Andrew' July 11, 2011 at 11:51 am

More to the point, if the interventions don’t affect behavior, then the term “social program” loses all the meaning the authors are meaning!

But, it’s also very complicated. I will probably use a 529 for my kid because I have to play by the rules I’m given, but I don’t consider myself benefitting from it, because I prefer we lived in a world without the distortions created by such subsidies.

Yancey Ward July 11, 2011 at 10:56 am

If all these people are net beneficiaries of government largesse, then who are the nonbeneficiaries? Who is holding the short end of the stick?

Ron Potato July 11, 2011 at 11:50 am

Obviously it must be the poor. The rich are rich, so they obviously have it good and don’t pay enough. The middle class has all these deductions, so they can’t be paying their fair share. But the poor have it real bad, even the ones who don’t pay at all.

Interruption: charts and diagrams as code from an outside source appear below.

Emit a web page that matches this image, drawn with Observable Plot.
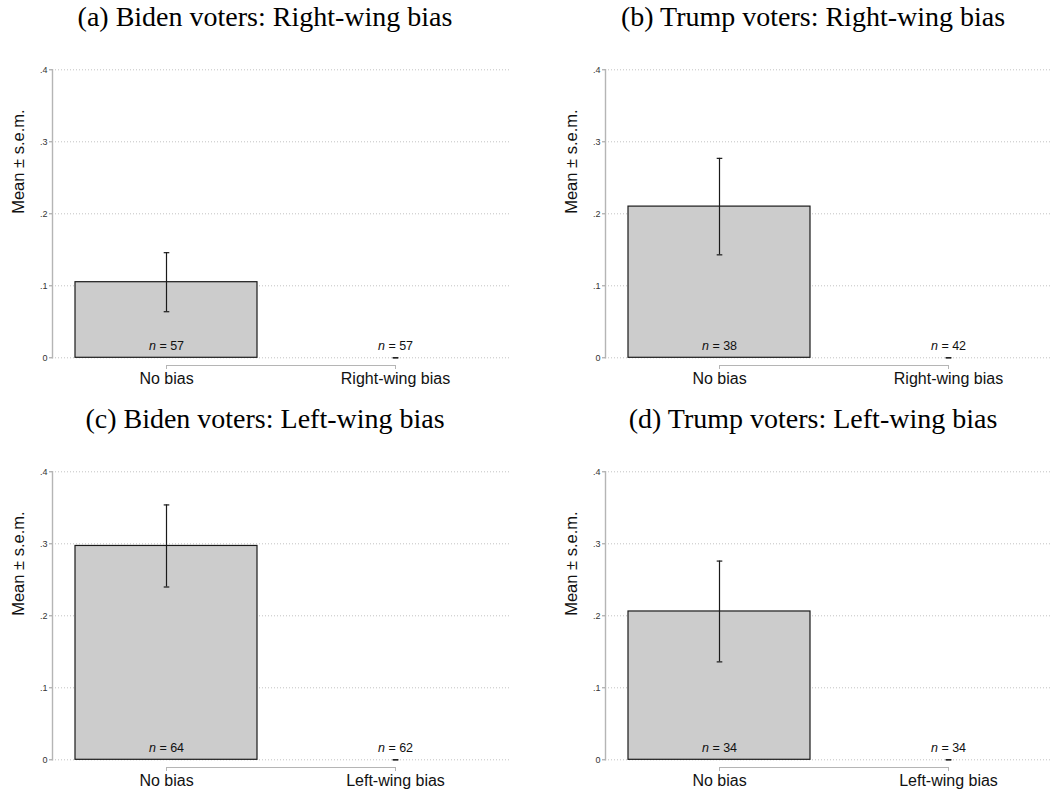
<!DOCTYPE html>
<html><head><meta charset="utf-8">
<script src="https://cdn.jsdelivr.net/npm/d3@7"></script>
<script src="https://cdn.jsdelivr.net/npm/@observablehq/plot@0.6"></script>
<style>
html,body{margin:0;padding:0;background:#fff;overflow:hidden;width:1051px;height:792px}
#root{position:relative;width:1051px;height:792px;overflow:hidden}
.title{position:absolute;font-family:"Liberation Serif","Times New Roman",serif;font-size:28px;line-height:34px;white-space:nowrap;text-align:center;color:#000;width:600px}
.panel{position:absolute}
</style></head>
<body><div id="root"></div>
<script>
// ---- data ----
const panelTitles = [
  "(a) Biden voters: Right-wing bias",
  "(b) Trump voters: Right-wing bias",
  "(c) Biden voters: Left-wing bias",
  "(d) Trump voters: Left-wing bias"
];
const panelCategories = [
  ["No bias", "Right-wing bias"],
  ["No bias", "Right-wing bias"],
  ["No bias", "Left-wing bias"],
  ["No bias", "Left-wing bias"]
];
const meanValues = [[0.105, 0], [0.210, 0], [0.297, 0], [0.206, 0]];
const semValues  = [[0.041, 0], [0.067, 0], [0.057, 0], [0.070, 0]];
const nValues    = [[57, 57], [38, 42], [64, 62], [34, 34]];
const yTicks = [0, 0.1, 0.2, 0.3, 0.4];
const yLabel = "Mean ± s.e.m.";

// ---- layout ----
const panelLeft = [0, 553, 0, 553];
const panelTop = [40, 40, 442, 442];
const titleCenter = [265, 813, 265, 813];
const titleTop = [0, 0, 402, 402];

const fmt = d => d === 0 ? "0" : d3.format(".1f")(d).replace(/^0/, "");
const cap = {draw(ctx) { ctx.moveTo(-2.8, 0); ctx.lineTo(2.8, 0); }};

const root = document.getElementById("root");

for (let p = 0; p < 4; p++) {
  const cats = panelCategories[p];
  const data = cats.map((c, i) => ({
    cat: c,
    mean: meanValues[p][i],
    lo: meanValues[p][i] - semValues[p][i],
    hi: meanValues[p][i] + semValues[p][i],
    n: nValues[p][i]
  }));

  const t = document.createElement("div");
  t.className = "title";
  t.style.left = (titleCenter[p] - 300) + "px";
  t.style.top = titleTop[p] + "px";
  t.textContent = panelTitles[p];
  root.appendChild(t);

  const chart = Plot.plot({
    width: 525, height: 352,
    marginLeft: 52, marginRight: 16, marginTop: 29.3, marginBottom: 34.7,
    style: {fontFamily: "'Liberation Sans', Arial, sans-serif", background: "transparent", overflow: "visible"},
    x: {domain: cats, paddingInner: 0.205, paddingOuter: 0.1, label: null},
    y: {domain: [0, 0.4], label: null},
    marks: [
      Plot.ruleY(yTicks, {stroke: "#c2c2c2", strokeDasharray: "1,2", strokeWidth: 1}),
      Plot.barY(data.filter(d => d.mean > 0), {x: "cat", y: "mean", fill: "#cccccc", stroke: "#1a1a1a", strokeWidth: 1.2}),
      Plot.ruleX(data, {x: "cat", y1: "lo", y2: "hi", stroke: "#1a1a1a", strokeWidth: 1.2}),
      Plot.dot(data, {x: "cat", y: "hi", symbol: cap, r: 3, fill: "none", stroke: "#1a1a1a", strokeWidth: 1.2}),
      Plot.dot(data, {x: "cat", y: "lo", symbol: cap, r: 3, fill: "none", stroke: "#1a1a1a", strokeWidth: 1.2}),
      Plot.text(data, {x: "cat", y: () => 0, dy: -11.5, text: d => "n = " + d.n, fontSize: 12.5, fill: "#111"}),
      Plot.frame({anchor: "left", stroke: "#b5b5b5", strokeWidth: 1.4}),
      Plot.axisY({ticks: yTicks, tickSize: 3, tickPadding: 2, tickFormat: fmt, fontSize: 9, stroke: "#999", fill: "#333", label: null}),
      Plot.link([0], {x1: [cats[0]], x2: [cats[1]], y1: [0], y2: [0], dy: 7.7, stroke: "#b5b5b5", strokeWidth: 1.2}),
      Plot.axisX({tickSize: 4, tickPadding: 3, dy: 7.7, fontSize: 16, stroke: "#b5b5b5", fill: "#111", label: null}),
      Plot.text([yLabel], {frameAnchor: "left", rotate: -90, dx: -33.5, fontSize: 16.5, fill: "#111"})
    ]
  });

  d3.select(chart).selectAll("text")
    .filter(function () { return /^n = /.test(this.textContent); })
    .each(function () {
      const rest = this.textContent.slice(1);
      this.textContent = "";
      d3.select(this).append("tspan").attr("font-style", "italic").text("n");
      d3.select(this).append("tspan").text(rest);
    });

  chart.classList.add("panel");
  chart.style.position = "absolute";
  chart.style.left = panelLeft[p] + "px";
  chart.style.top = panelTop[p] + "px";
  root.appendChild(chart);
}
</script>
</body></html>
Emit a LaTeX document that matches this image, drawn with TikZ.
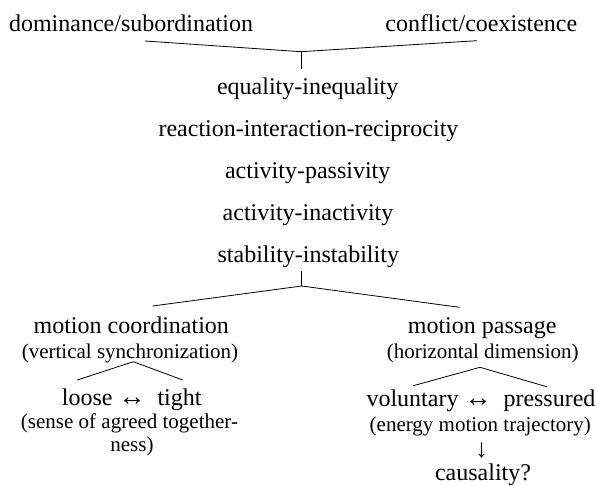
\documentclass[tikz,border=0pt]{standalone}
\usepackage{fontspec}
\setmainfont{Liberation Serif}
\begin{document}
\begin{tikzpicture}[x=1pt,y=-1pt,
  big/.style={font=\fontsize{24}{28}\selectfont, inner sep=0pt, anchor=base},
  small/.style={font=\fontsize{21}{23.4}\selectfont, inner sep=0pt, anchor=base},
  ln/.style={line width=0.8pt, black}]
\useasboundingbox (0,0) rectangle (597,486);
% top level
\node[big] (dom) at (131,31.7) {dominance/subordination};
\node[big] (conf) at (481.3,31.7) {conflict/coexistence};
\node[big] (eq) at (307.7,94.3) {equality-inequality};
\node[big] (re) at (308.5,136.7) {reaction-interaction-reciprocity};
\node[big] (ap) at (307.7,179) {activity-passivity};
\node[big] (ai) at (308,220.7) {activity-inactivity};
\node[big] (si) at (308.3,263) {stability-instability};
% left branch
\node[big] (mc) at (131.3,333.3) {motion coordination};
\node[small] (vs) at (130,358.3) {(vertical synchronization)};
\node[big] (lt) at (131.7,405) {loose {\fontsize{27}{28}\selectfont ↔} \ tight};
\node[small] (se) at (129.5,428.3) {(sense of agreed together-};
\node[small] (ne) at (132,451.7) {ness)};
% right branch
\node[big] (mp) at (482.2,333.3) {motion passage};
\node[small] (hd) at (482.7,358.3) {(horizontal dimension)};
\node[big] (vp) at (481,406.7) {voluntary {\fontsize{27}{28}\selectfont ↔} \ pressured};
\node[small] (em) at (480.3,431) {(energy motion trajectory)};
\node[inner sep=0pt, anchor=center, font=\fontsize{26}{28}\selectfont] (da) at (481.7,450.5) {↓};
\node[big] (ca) at (483,480) {causality?};
% connector points
\coordinate (t1) at (145,41);
\coordinate (t2) at (301,51.7);
\coordinate (t3) at (477,40.7);
\coordinate (t4) at (301,69.3);
\coordinate (s1) at (301.7,270.7);
\coordinate (s2) at (301.7,286);
\coordinate (s3) at (152.7,306);
\coordinate (s4) at (459.3,307.3);
\coordinate (l1) at (133.3,361.7);
\coordinate (l2) at (77.3,380);
\coordinate (l3) at (182.7,380);
\coordinate (r1) at (480,367.3);
\coordinate (r2) at (413.3,385.7);
\coordinate (r3) at (546.7,386.7);
\draw[ln] (t1) -- (t2) -- (t3);
\draw[ln] (t2) -- (t4);
\draw[ln] (s1) -- (s2);
\draw[ln] (s3) -- (s2) -- (s4);
\draw[ln] (l2) -- (l1) -- (l3);
\draw[ln] (r2) -- (r1) -- (r3);
\end{tikzpicture}
\end{document}
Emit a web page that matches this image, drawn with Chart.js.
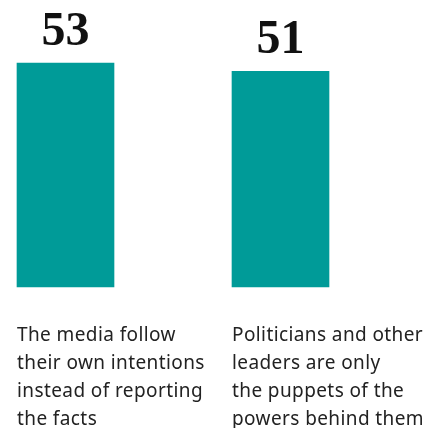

Jeff July 11, 2011 at 2:20 pm

Not sure if serious.

However, anyone who truly feels that the poor are lucky because they make too little money to pay income tax, and only pay payroll and sales taxes, has never actually been poor. Growing up in the bottom 20%, but now being in the top 20%, has taught me that there is nothing good or lucky about being poor. (Or, more succinctly, the WSJ can go eff itself.)

Jay July 11, 2011 at 3:03 pm

No one is on the short end of the stick. You see the Krugman Constant (the multiplier on government spending) is so large that everyone is a net beneficiary. If only we could get to the Krugman Utopia (G = GDP; C = I = NX = 0).

Andrew' July 12, 2011 at 6:49 am

I also wonder if it is just that a person getting food stamps is also participating in 10 other programs and they also spend significant time in a line at the local government office so it’s just more obvious to them to answer yes.

Jeju July 11, 2011 at 10:58 am

If the comments on this post are representative of the Republican vs. Democrats achieving an agreement on the debt ceiling, then it is time to buy food and gold.